### Given information
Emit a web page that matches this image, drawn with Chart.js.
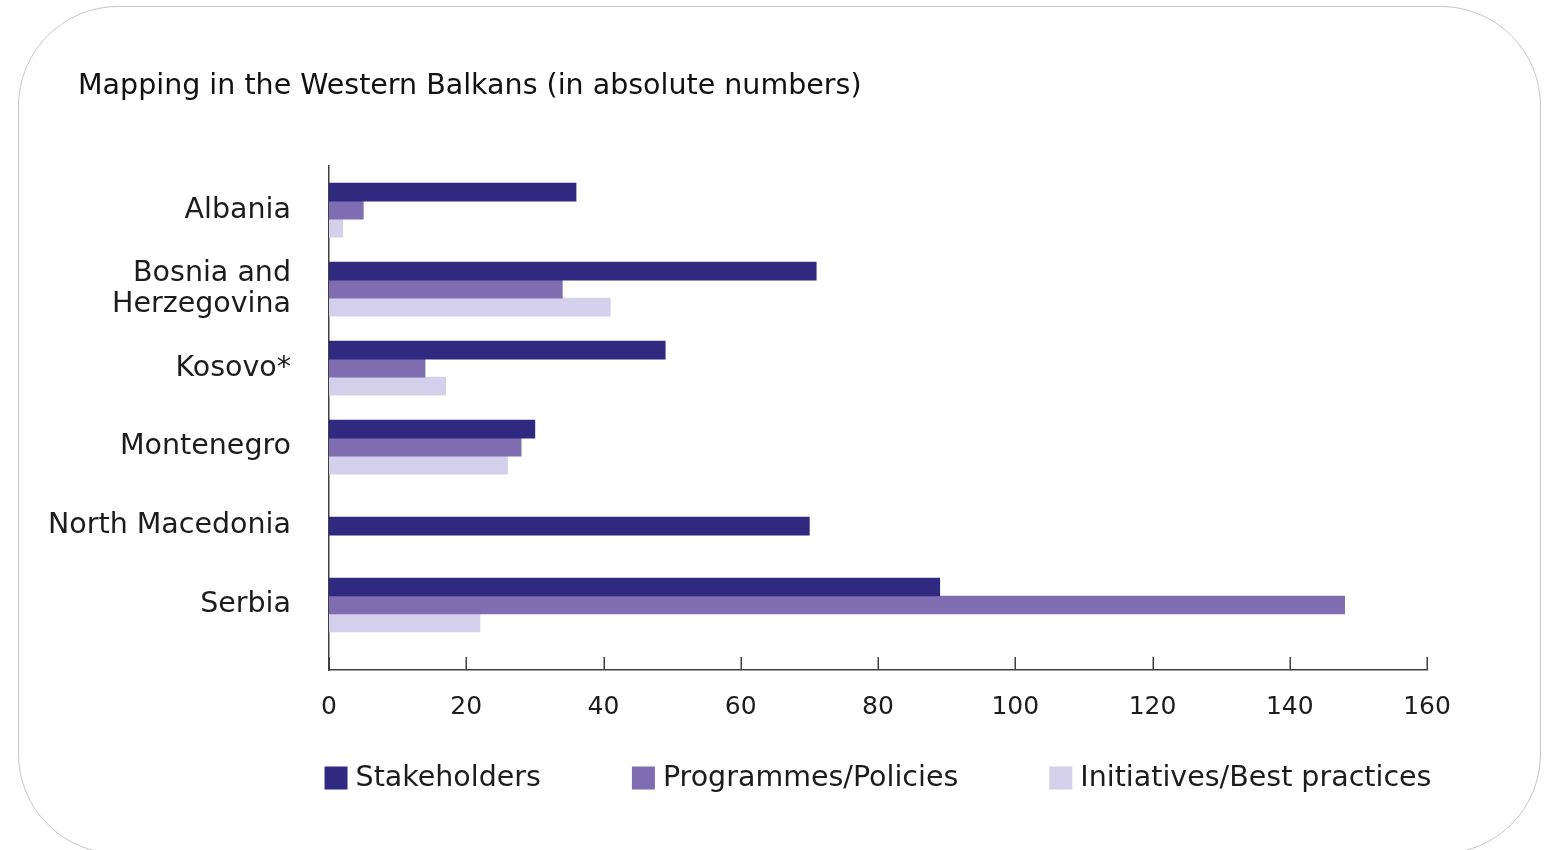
<!DOCTYPE html>
<html>
<head>
<meta charset="utf-8">
<script src="https://cdn.jsdelivr.net/npm/chart.js@4"></script>
<style>
  html, body { margin: 0; padding: 0; background: #ffffff; overflow: hidden; }
  #card { position: absolute; left: 18px; top: 6px; width: 1521px; height: 846px;
          border: 1.5px solid #c6c6c6; border-radius: 100px; background: #fff; }
  #wrap { position: absolute; left: 0; top: 0; width: 1551px; height: 850px; }
</style>
</head>
<body>
<div id="card"></div>
<div id="wrap"><canvas id="c" width="1551" height="850"></canvas></div>
<script>
// ---- data ----
const categories = ['Albania', ['Bosnia and', 'Herzegovina'], 'Kosovo*', 'Montenegro', 'North Macedonia', 'Serbia'];
const seriesNames = ['Stakeholders', 'Programmes/Policies', 'Initiatives/Best practices'];
const stakeholders = [36, 71, 49, 30, 70, 89];
const programmes   = [5, 34, 14, 28, null, 148];
const initiatives  = [2, 41, 17, 26, null, 22];
const xTicks = [0, 20, 40, 60, 80, 100, 120, 140, 160];

// ---- styles ----
const FONT = "'DejaVu Sans', sans-serif";
const colors = ['#2f2a80', '#7e6db0', '#d4cfea'];
const axisColor = '#404040';
const textColor = '#1c1c1c';
const TITLE_LEFT = 78;

Chart.defaults.font.family = FONT;
Chart.defaults.color = textColor;

const toPoints = arr => arr.map((v, i) => ({ x: v, y: i }));

const upTicks = {
  id: 'upTicks',
  afterDraw(chart) {
    const xs = chart.scales.x;
    const ctx = chart.ctx;
    ctx.save();
    ctx.strokeStyle = axisColor;
    ctx.lineWidth = 1.5;
    xs.ticks.forEach(t => {
      const px = Math.round(xs.getPixelForValue(t.value)) + 0.25;
      ctx.beginPath();
      ctx.moveTo(px, xs.top);
      ctx.lineTo(px, xs.top - 13);
      ctx.stroke();
    });
    ctx.restore();
  }
};

const titleShift = {
  id: 'titleShift',
  afterLayout(chart) {
    if (chart.titleBlock) chart.titleBlock.left = TITLE_LEFT;
  }
};

const spreadLegend = {
  id: 'spreadLegend',
  afterDraw(chart) {
    const { ctx, chartArea } = chart;
    const ds = chart.data.datasets;
    const BOX = 23, GAP = 8, ITEM_GAP = 91;
    ctx.save();
    ctx.font = '28.5px ' + FONT;
    const widths = ds.map(d => BOX + GAP + ctx.measureText(d.label).width);
    const total = widths.reduce((a, b) => a + b, 0) + ITEM_GAP * (ds.length - 1);
    let x = (chartArea.left + chartArea.right) / 2 - total / 2;
    const cy = chart.scales.x.bottom + 34;
    ds.forEach((d, i) => {
      ctx.fillStyle = d.backgroundColor;
      ctx.fillRect(x, cy - BOX / 2, BOX, BOX);
      ctx.fillStyle = textColor;
      ctx.textBaseline = 'middle';
      ctx.textAlign = 'left';
      ctx.fillText(d.label, x + BOX + GAP, cy + 1);
      x += widths[i] + ITEM_GAP;
    });
    ctx.restore();
  }
};

const seriesData = [stakeholders, programmes, initiatives];

new Chart(document.getElementById('c'), {
  type: 'bar',
  data: {
    datasets: seriesNames.map((name, k) => ({
      label: name,
      data: toPoints(seriesData[k]),
      backgroundColor: colors[k],
      borderWidth: 0,
      barThickness: 18,
      skipNull: true
    }))
  },
  options: {
    indexAxis: 'y',
    responsive: false,
    animation: false,
    layout: { padding: { left: 40, right: 124, top: 69, bottom: 106 } },
    scales: {
      x: {
        type: 'linear',
        min: xTicks[0],
        max: xTicks[xTicks.length - 1],
        afterBuildTicks: s => { s.ticks = xTicks.map(v => ({ value: v })); },
        grid: { display: false, drawTicks: false },
        border: { display: true, color: axisColor, width: 1.5 },
        ticks: { padding: 22, font: { size: 25, lineHeight: 1.2 }, color: textColor }
      },
      y: {
        type: 'linear',
        bounds: 'data',
        offset: false,
        reverse: true,
        min: -0.557,
        max: 5.823,
        afterBuildTicks: s => { s.ticks = categories.map((c, i) => ({ value: i })); },
        afterFit: s => { s.width = 289; },
        grid: { display: false, drawTicks: false, offset: false },
        border: { display: true, color: axisColor, width: 1.5 },
        ticks: {
          padding: 38,
          font: { size: 28.5, lineHeight: 1.07 },
          color: textColor,
          callback: v => categories[v]
        }
      }
    },
    plugins: {
      legend: { display: false },
      tooltip: { enabled: false },
      title: {
        display: true,
        text: 'Mapping in the Western Balkans (in absolute numbers)',
        align: 'start',
        color: '#111111',
        font: { size: 28.5, weight: 'normal', lineHeight: 1.2 },
        padding: { top: 0, bottom: 63 }
      }
    }
  },
  plugins: [upTicks, titleShift, spreadLegend]
});
</script>
</body>
</html>
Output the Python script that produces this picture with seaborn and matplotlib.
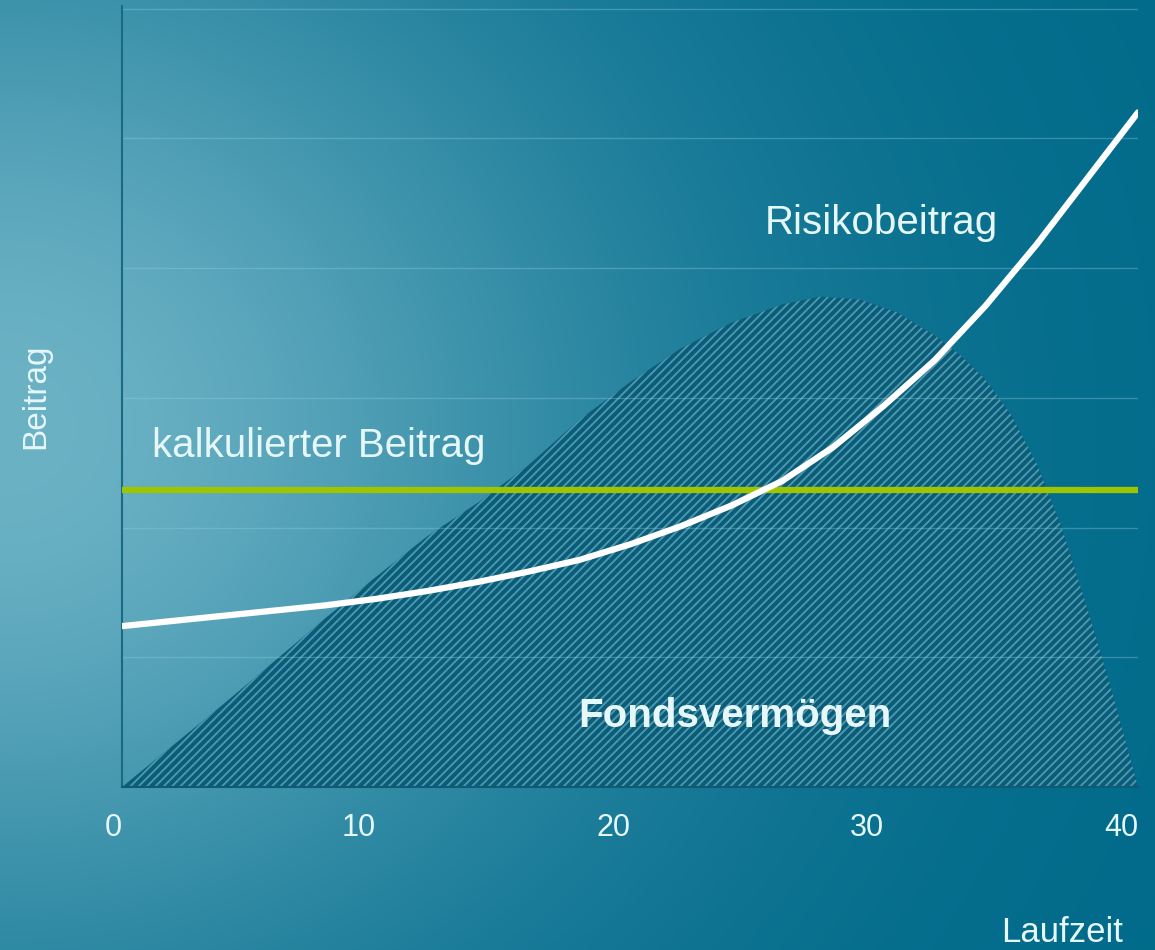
import numpy as np
import pandas as pd
import matplotlib
matplotlib.use("Agg")
import matplotlib.pyplot as plt
import seaborn as sns

# values
laufzeit_fonds = [0, 2, 4, 6, 8, 10, 12, 14, 16, 18, 20, 22, 24, 26, 27.5, 29, 30.5, 32, 33, 34, 35, 36, 37, 38, 39, 40]
fondsvermoegen = [0, 0.32, 0.64, 0.97, 1.30, 1.62, 1.93, 2.19, 2.48, 2.83, 3.12, 3.38, 3.58, 3.72, 3.78, 3.76,
                  3.66, 3.48, 3.33, 3.14, 2.87, 2.50, 2.00, 1.38, 0.72, 0]

laufzeit_risiko = [0, 2, 4, 6, 8, 10, 12, 14, 16, 18, 20, 22, 24, 26, 28, 30, 32, 34, 36, 38, 40]
risikobeitrag = [1.24, 1.28, 1.32, 1.36, 1.40, 1.45, 1.51, 1.58, 1.66, 1.75, 1.87, 2.01, 2.17, 2.36, 2.62,
                 2.94, 3.29, 3.71, 4.18, 4.69, 5.2]

laufzeit_kalk = [0, 40]
kalk_beitrag = [2.29, 2.29]

x_ticks = [0, 10, 20, 30, 40]
grid_levels = [1, 2, 3, 4, 5, 6]

text_col = "#e6f7fa"
sns.set_theme(style="white")
plt.rcParams["font.family"] = ["Liberation Sans", "DejaVu Sans"]
plt.rcParams["hatch.linewidth"] = 1.4

fig = plt.figure(figsize=(11.55, 9.5), dpi=100)

# background gradient, light on the left middle, dark teal to the right
bg = fig.add_axes([0, 0, 1, 1])
h, w = 950, 1155
yy, xx = np.mgrid[0:h, 0:w]
wgt = np.exp(-((xx / w) / 0.55) ** 2 - ((yy / h - 0.45) / 0.6) ** 2)
light = np.array([108, 178, 197]) / 255
dark = np.array([0, 106, 138]) / 255
img = dark + (light - dark) * wgt[..., None]
bg.imshow(img, aspect="auto", extent=[0, 1, 0, 1])
bg.set_axis_off()

ax = fig.add_axes([122 / 1155, 163 / 950, 1016 / 1155, 781 / 950])
ax.set_facecolor("none")

fonds = pd.DataFrame({"Laufzeit": laufzeit_fonds, "Fonds": fondsvermoegen})
risiko = pd.DataFrame({"Laufzeit": laufzeit_risiko, "Risiko": risikobeitrag})
kalk = pd.DataFrame({"Laufzeit": laufzeit_kalk, "Beitrag": kalk_beitrag})

ax.fill_between(fonds["Laufzeit"], 0, fonds["Fonds"], facecolor="#0d5c77",
                edgecolor="#4799b1", hatch="////", linewidth=0, zorder=1)

for g in grid_levels:
    ax.axhline(g, color="#8fd0e0", lw=1.0, alpha=0.35, zorder=2)

sns.lineplot(data=kalk, x="Laufzeit", y="Beitrag", ax=ax, color="#9fc400", lw=4.5, zorder=3)
sns.lineplot(data=risiko, x="Laufzeit", y="Risiko", ax=ax, color="white", lw=4.5, zorder=4)

ax.set_xlim(0, 40)
ax.set_ylim(0, 6.02)
ax.set_xticks(x_ticks)
ax.set_xticklabels([str(t) for t in x_ticks], ha="right")
ax.set_yticks([])
ax.tick_params(axis="x", length=0, pad=19, labelsize=22, labelcolor=text_col)
for s in ["top", "right"]:
    ax.spines[s].set_visible(False)
ax.spines["left"].set_color("#1b6a84")
ax.spines["bottom"].set_color("#0f5b74")
ax.spines["left"].set_linewidth(1.5)
ax.spines["bottom"].set_linewidth(1.5)

ax.set_xlabel("Laufzeit", fontsize=25, color=text_col, ha="right", va="center")
ax.xaxis.set_label_coords(0.985, -0.186)
ax.set_ylabel("Beitrag", fontsize=24, color=text_col, va="center")
ax.yaxis.set_label_coords(-0.085, 0.5)

ax.text(1.18, 2.63, "kalkulierter Beitrag", fontsize=29, color=text_col, va="center", ha="left")
ax.text(25.3, 4.35, "Risikobeitrag", fontsize=29, color=text_col, va="center", ha="left")
ax.text(17.95, 0.55, "Fondsvermögen", fontsize=29, fontweight="bold", color=text_col,
        va="center", ha="left", zorder=5)

fig.savefig("out.png", dpi=100)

### What is being asked
Leave out the pictures and repeat the lines from the start of the material through the line with "Chart.defaults.color = textColor;", inclusive.

### Exercise solution
Emit a web page that matches this image, drawn with Chart.js.
<!DOCTYPE html>
<html>
<head>
<meta charset="utf-8">
<script src="https://cdn.jsdelivr.net/npm/chart.js@4"></script>
<style>
  html, body { margin: 0; padding: 0; background: #ffffff; overflow: hidden; }
  #card { position: absolute; left: 18px; top: 6px; width: 1521px; height: 846px;
          border: 1.5px solid #c6c6c6; border-radius: 100px; background: #fff; }
  #wrap { position: absolute; left: 0; top: 0; width: 1551px; height: 850px; }
</style>
</head>
<body>
<div id="card"></div>
<div id="wrap"><canvas id="c" width="1551" height="850"></canvas></div>
<script>
// ---- data ----
const categories = ['Albania', ['Bosnia and', 'Herzegovina'], 'Kosovo*', 'Montenegro', 'North Macedonia', 'Serbia'];
const seriesNames = ['Stakeholders', 'Programmes/Policies', 'Initiatives/Best practices'];
const stakeholders = [36, 71, 49, 30, 70, 89];
const programmes   = [5, 34, 14, 28, null, 148];
const initiatives  = [2, 41, 17, 26, null, 22];
const xTicks = [0, 20, 40, 60, 80, 100, 120, 140, 160];

// ---- styles ----
const FONT = "'DejaVu Sans', sans-serif";
const colors = ['#2f2a80', '#7e6db0', '#d4cfea'];
const axisColor = '#404040';
const textColor = '#1c1c1c';
const TITLE_LEFT = 78;

Chart.defaults.font.family = FONT;
Chart.defaults.color = textColor;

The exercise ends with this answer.